• **Task objective**
Look at the data below and print exactly the lines from its first line through the line with "0.775, 0.819, 0.894];"; the pictures stay out of the copy.

• **Supplied data**
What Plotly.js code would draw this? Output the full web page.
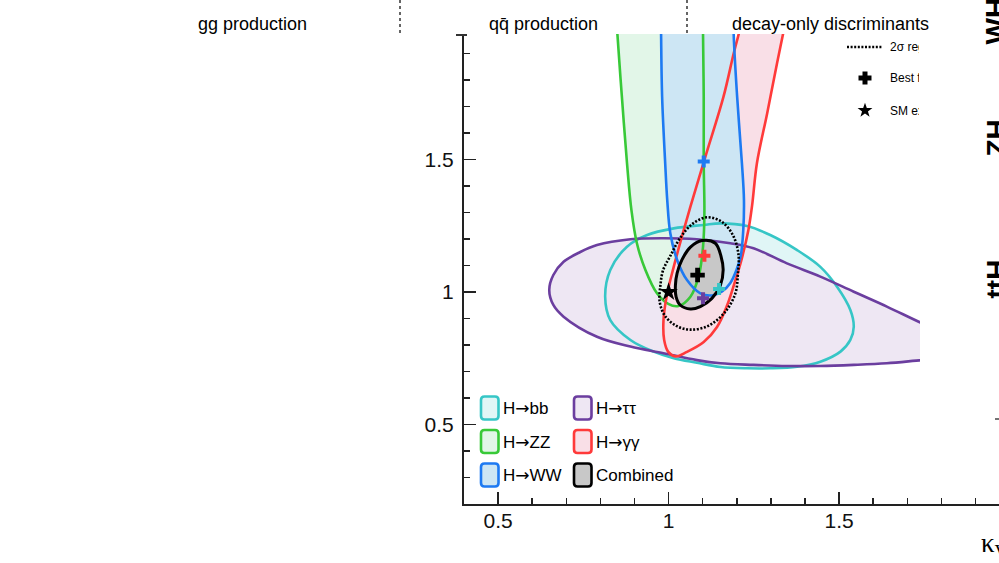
<!DOCTYPE html>
<html>
<head>
<meta charset="utf-8">
<script src="https://cdn.plot.ly/plotly-3.0.1.min.js"></script>
<style>
  html, body { margin: 0; padding: 0; background: #ffffff; }
  #chart { width: 999px; height: 563px; }
</style>
</head>
<body>
<div id="chart"></div>
<script>
// ---- 68% CL contours, one per decay channel (x = kappa_V, y = kappa_f) ----
const bbX = [0.814, 0.829, 0.878, 0.937, 1.015, 1.103, 1.152, 1.230, 1.298, 1.377, 1.445, 1.494, 1.533, 1.543, 1.533, 1.504, 1.445, 1.377, 1.298, 1.230, 1.152, 1.083, 1.015, 0.956, 0.888, 0.829];
const bbY = [0.982, 1.083, 1.171, 1.215, 1.240, 1.253, 1.259, 1.249, 1.215, 1.158, 1.095, 1.020, 0.932, 0.869, 0.819, 0.775, 0.737, 0.718, 0.712, 0.712, 0.717, 0.733, 0.750, 0.775, 0.819, 0.894];

const tautauX = [0.650, 0.662, 0.692, 0.741, 0.790, 0.888, 0.985, 1.083, 1.181, 1.249, 1.347, 1.445, 1.543, 1.640, 1.743, 1.855, 1.943, 1.855, 1.743, 1.640, 1.543, 1.445, 1.347, 1.249, 1.152, 1.083, 0.985, 0.888, 0.790, 0.692, 0.662];
const tautauY = [1.008, 1.064, 1.114, 1.151, 1.177, 1.199, 1.203, 1.199, 1.184, 1.165, 1.108, 1.058, 1.001, 0.945, 0.882, 0.819, 0.781, 0.755, 0.743, 0.731, 0.725, 0.721, 0.721, 0.725, 0.731, 0.743, 0.769, 0.794, 0.831, 0.907, 0.951];

const zzX = [0.845, 0.850, 0.863, 0.878, 0.891, 0.907, 0.932, 0.966, 0.999, 1.029, 1.064, 1.088, 1.098, 1.103, 1.105, 1.103, 1.103, 1.101, 1.100];
const zzY = [2.100, 1.970, 1.737, 1.486, 1.309, 1.184, 1.083, 0.995, 0.955, 0.947, 0.982, 1.058, 1.133, 1.209, 1.309, 1.486, 1.737, 1.970, 2.100];

const ggX = [1.233, 1.205, 1.191, 1.161, 1.108, 1.064, 1.039, 1.015, 0.995, 0.985, 0.987, 0.999, 1.020, 1.054, 1.103, 1.142, 1.172, 1.196, 1.215, 1.234, 1.245, 1.259, 1.289, 1.318, 1.335, 1.357];
const ggY = [2.100, 1.970, 1.901, 1.737, 1.511, 1.322, 1.209, 1.095, 0.989, 0.894, 0.819, 0.774, 0.757, 0.774, 0.811, 0.868, 0.951, 1.045, 1.128, 1.234, 1.328, 1.486, 1.674, 1.863, 1.970, 2.100];

const wwX = [0.977, 0.978, 0.981, 0.990, 0.996, 1.005, 1.025, 1.054, 1.093, 1.127, 1.157, 1.181, 1.199, 1.212, 1.219, 1.221, 1.215, 1.201, 1.191, 1.190];
const wwY = [2.100, 1.970, 1.737, 1.486, 1.347, 1.222, 1.121, 1.045, 0.995, 0.987, 1.002, 1.034, 1.083, 1.140, 1.234, 1.347, 1.486, 1.737, 1.970, 2.100];

const combX = [1.098, 1.137, 1.154, 1.160, 1.152, 1.127, 1.093, 1.064, 1.034, 1.022, 1.020, 1.025, 1.039, 1.064];
const combY = [1.194, 1.184, 1.133, 1.083, 1.026, 0.976, 0.945, 0.936, 0.951, 0.982, 1.026, 1.071, 1.121, 1.169];

// combined 2 sigma region
const comb2X = [1.113, 1.157, 1.190, 1.205, 1.203, 1.196, 1.166, 1.116, 1.064, 1.023, 0.990, 0.974, 0.976, 0.984, 1.005, 1.034, 1.070];
const comb2Y = [1.282, 1.264, 1.211, 1.140, 1.064, 0.996, 0.925, 0.872, 0.858, 0.872, 0.909, 0.962, 1.026, 1.083, 1.136, 1.204, 1.257];

// best-fit points per channel and combined, SM expectation
const bestNames = ['H→bb', 'H→ττ', 'H→γγ', 'H→WW', 'Combined'];
const bestX = [1.148, 1.101, 1.105, 1.103, 1.085];
const bestY = [1.011, 0.976, 1.137, 1.492, 1.064];
const smX = [1.0];
const smY = [1.0];

// axis ticks
const xTickVals = [0.5, 1, 1.5];
const xTickText = ['0.5', '1', '1.5'];
const yTickVals = [0.5, 1, 1.5];
const yTickText = ['0.5', '1', '1.5'];

// header columns
const headerLabels = ['gg production', 'qq\u0304 production', 'decay-only discriminants'];
const sideLabels = ['WH', 'ZH', 'ttH'];

// ---- styling ----
const COL = {
  bb:     { line: '#36c6c6', fill: '#e0f6f6' },
  tautau: { line: '#6b3e9f', fill: '#eee7f3' },
  zz:     { line: '#38c938', fill: '#e2f6e8' },
  gg:     { line: '#ff3a3a', fill: '#f9dfe7' },
  ww:     { line: '#1e7af2', fill: '#cde6f4' },
  comb:   { line: '#000000', fill: '#c8c8c8' }
};
const SANS = 'Liberation Sans, Arial, Helvetica, sans-serif';
const ARROW = '<span style="font-family:DejaVu Sans">→</span>';

// plot frame in pixels
const W = 999, H = 563;
const L = 464, R = 999, T = 34, B = 504;
const XR = [0.4, 0.4 + (R - L) / 341];
const YR = [0.2, 0.2 + (B - T) / 265];
const px = v => (v - L) / (R - L);
const py = v => (B - v) / (B - T);

const closed = a => a.concat([a[0]]);

const contours = [
  { x: bbX, y: bbY, c: COL.bb },
  { x: tautauX, y: tautauY, c: COL.tautau },
  { x: zzX, y: zzY, c: COL.zz },
  { x: ggX, y: ggY, c: COL.gg },
  { x: wwX, y: wwY, c: COL.ww },
  { x: combX, y: combY, c: COL.comb }
];

const traces = [];
// fills first so every outline stays visible
contours.forEach(k => traces.push({
  type: 'scatter', mode: 'lines', x: closed(k.x), y: closed(k.y),
  fill: 'toself', fillcolor: k.c.fill,
  line: { width: 0, shape: 'spline', smoothing: 1, color: k.c.fill },
  hoverinfo: 'skip'
}));
contours.slice(0, 5).forEach(k => traces.push({
  type: 'scatter', mode: 'lines', x: closed(k.x), y: closed(k.y),
  line: { width: 2.6, shape: 'spline', smoothing: 1, color: k.c.line },
  hoverinfo: 'skip'
}));
traces.push({
  type: 'scatter', mode: 'lines', x: closed(comb2X), y: closed(comb2Y),
  line: { width: 2.6, shape: 'spline', smoothing: 1, color: '#000', dash: '2px,1.6px' },
  hoverinfo: 'skip'
});
traces.push({
  type: 'scatter', mode: 'lines', x: closed(combX), y: closed(combY),
  line: { width: 3, shape: 'spline', smoothing: 1, color: '#000' },
  hoverinfo: 'skip'
});
const bestColors = [COL.bb.line, COL.tautau.line, COL.gg.line, COL.ww.line, '#000'];
traces.push({
  type: 'scatter', mode: 'markers', x: bestX, y: bestY, text: bestNames,
  marker: { symbol: 'cross', size: bestNames.map(n => n === 'Combined' ? 12 : 10), color: bestColors, opacity: 1, line: { width: 0 } },
  hoverinfo: 'text'
});
traces.push({
  type: 'scatter', mode: 'markers', x: smX, y: smY,
  marker: { symbol: 'star', size: 14, color: '#000', line: { width: 0 } },
  hoverinfo: 'skip'
});

// ---- decorations ----
const shapes = [];
const annotations = [];

// header: column titles separated by dotted rules
[252, 543, 830].forEach((cx, i) => annotations.push({
  xref: 'paper', yref: 'paper', x: px(cx), y: py(24), xanchor: 'center', yanchor: 'middle',
  text: headerLabels[i], showarrow: false, font: { family: SANS, size: 18, color: '#000' }
}));
[400, 687].forEach(sx => shapes.push({
  type: 'line', xref: 'paper', yref: 'paper', x0: px(sx), x1: px(sx), y0: py(0), y1: py(33),
  line: { color: '#333', width: 1.5, dash: 'dot' }
}));

// rounded legend swatch
function swatch(x0, y0, x1, y1, r) {
  const P = (x, y) => px(x).toFixed(5) + ',' + py(y).toFixed(5);
  return 'M' + P(x0 + r, y0) + 'L' + P(x1 - r, y0) + 'Q' + P(x1, y0) + ' ' + P(x1, y0 + r) +
         'L' + P(x1, y1 - r) + 'Q' + P(x1, y1) + ' ' + P(x1 - r, y1) +
         'L' + P(x0 + r, y1) + 'Q' + P(x0, y1) + ' ' + P(x0, y1 - r) +
         'L' + P(x0, y0 + r) + 'Q' + P(x0, y0) + ' ' + P(x0 + r, y0) + 'Z';
}
const legendItems = [
  { t: 'H' + ARROW + 'bb', c: COL.bb, col: 0, row: 0 },
  { t: 'H' + ARROW + 'ZZ', c: COL.zz, col: 0, row: 1 },
  { t: 'H' + ARROW + 'WW', c: COL.ww, col: 0, row: 2 },
  { t: 'H' + ARROW + 'ττ', c: COL.tautau, col: 1, row: 0 },
  { t: 'H' + ARROW + 'γγ', c: COL.gg, col: 1, row: 1 },
  { t: 'Combined', c: COL.comb, col: 1, row: 2 }
];
const colX = [481, 574], rowY = [408, 441.5, 475];
legendItems.forEach(it => {
  const x0 = colX[it.col], yc = rowY[it.row];
  shapes.push({
    type: 'path', xref: 'paper', yref: 'paper', path: swatch(x0, yc - 11.5, x0 + 17.5, yc + 11.5, 3.5),
    fillcolor: it.c.fill, line: { color: it.c.line, width: 2.6 }
  });
  annotations.push({
    xref: 'paper', yref: 'paper', x: px(x0 + 20), y: py(yc), xanchor: 'left', yanchor: 'middle',
    text: it.t, showarrow: false, font: { family: SANS, size: 17, color: '#000' }
  });
});

// second legend: 2 sigma region, best fit, SM
shapes.push({
  type: 'line', xref: 'paper', yref: 'paper', x0: px(847), x1: px(883), y0: py(47), y1: py(47),
  line: { color: '#000', width: 2.5, dash: '2px,1.6px' }
});
shapes.push({ type: 'rect', xref: 'paper', yref: 'paper', x0: px(858.5), x1: px(871.5), y0: py(75.5), y1: py(80.5), fillcolor: '#000', line: { width: 0 } });
shapes.push({ type: 'rect', xref: 'paper', yref: 'paper', x0: px(862.5), x1: px(867.5), y0: py(71.5), y1: py(84.5), fillcolor: '#000', line: { width: 0 } });
(function () {
  const cx = 865, cy = 110.5, ro = 7.8, ri = 3.1;
  let p = '';
  for (let i = 0; i < 10; i++) {
    const r = i % 2 ? ri : ro;
    const a = -Math.PI / 2 + i * Math.PI / 5;
    p += (i ? 'L' : 'M') + px(cx + r * Math.cos(a)).toFixed(5) + ',' + py(cy + r * Math.sin(a)).toFixed(5);
  }
  shapes.push({ type: 'path', xref: 'paper', yref: 'paper', path: p + 'Z', fillcolor: '#000', line: { width: 0 } });
})();

// plot area to the right of the panel edge is blank
shapes.push({
  type: 'rect', xref: 'paper', yref: 'paper', layer: 'above', x0: px(920), x1: px(1010), y0: py(T - 2), y1: py(495),
  fillcolor: '#ffffff', line: { width: 0 }
});
shapes.push({ type: 'line', xref: 'paper', yref: 'paper', x0: px(995), x1: px(1001), y0: py(419), y1: py(419), line: { color: '#444', width: 1.5 } });
shapes.push({ type: 'line', xref: 'paper', yref: 'paper', x0: px(456), x1: px(467), y0: py(35), y1: py(35), line: { color: '#333', width: 2 } });

[['2σ region', 47], ['Best fit', 78], ['SM expected', 110.5]].forEach(([t, yy]) => annotations.push({
  xref: 'paper', yref: 'paper', x: px(889), y: py(yy), xanchor: 'left', yanchor: 'middle',
  width: 29, align: 'left', borderpad: 0,
  text: t, showarrow: false, font: { family: SANS, size: 12, color: '#000' }
}));

// production-mode labels of the neighbouring panel
[21, 138, 279].forEach((cy, i) => annotations.push({
  xref: 'paper', yref: 'paper', x: px(978), y: py(cy), xanchor: 'left', yanchor: 'middle',
  textangle: -90, text: '<b>' + sideLabels[i] + '</b>', showarrow: false,
  font: { family: SANS, size: 28, color: '#000' }
}));

// x-axis title
annotations.push({
  xref: 'paper', yref: 'paper', x: px(979), y: py(545), xanchor: 'left', yanchor: 'middle',
  text: 'κ<sub>V</sub>', showarrow: false, font: { family: 'Liberation Serif, Times New Roman, serif', size: 27, color: '#000' }
});

const axisCommon = {
  ticks: 'inside', ticklen: 12, tickwidth: 1.5, tickcolor: '#222',
  showline: true, linecolor: '#222', linewidth: 2, mirror: false,
  showgrid: false, zeroline: false, fixedrange: true,
  tickfont: { family: SANS, size: 21, color: '#111' },
  minor: { tickmode: 'linear', tick0: 0, dtick: 0.1, ticks: 'inside', ticklen: 6, tickwidth: 1.5, tickcolor: '#222', showgrid: false }
};

const layout = {
  width: W, height: H,
  margin: { l: L, r: W - R, t: T, b: H - B, pad: 0 },
  paper_bgcolor: '#ffffff', plot_bgcolor: '#ffffff',
  showlegend: false,
  xaxis: Object.assign({}, axisCommon, { range: XR, tickmode: 'array', tickvals: xTickVals, ticktext: xTickText, ticklabelstandoff: -3 }),
  yaxis: Object.assign({}, axisCommon, { range: YR, tickmode: 'array', tickvals: yTickVals, ticktext: yTickText, ticklabelstandoff: 4 }),
  shapes: shapes,
  annotations: annotations
};

Plotly.newPlot('chart', traces, layout, { displayModeBar: false, staticPlot: true });
</script>
</body>
</html>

• **Full answer**
What Plotly.js code would draw this? Output the full web page.
<!DOCTYPE html>
<html>
<head>
<meta charset="utf-8">
<script src="https://cdn.plot.ly/plotly-3.0.1.min.js"></script>
<style>
  html, body { margin: 0; padding: 0; background: #ffffff; }
  #chart { width: 999px; height: 563px; }
</style>
</head>
<body>
<div id="chart"></div>
<script>
// ---- 68% CL contours, one per decay channel (x = kappa_V, y = kappa_f) ----
const bbX = [0.814, 0.829, 0.878, 0.937, 1.015, 1.103, 1.152, 1.230, 1.298, 1.377, 1.445, 1.494, 1.533, 1.543, 1.533, 1.504, 1.445, 1.377, 1.298, 1.230, 1.152, 1.083, 1.015, 0.956, 0.888, 0.829];
const bbY = [0.982, 1.083, 1.171, 1.215, 1.240, 1.253, 1.259, 1.249, 1.215, 1.158, 1.095, 1.020, 0.932, 0.869, 0.819, 0.775, 0.737, 0.718, 0.712, 0.712, 0.717, 0.733, 0.750, 0.775, 0.819, 0.894];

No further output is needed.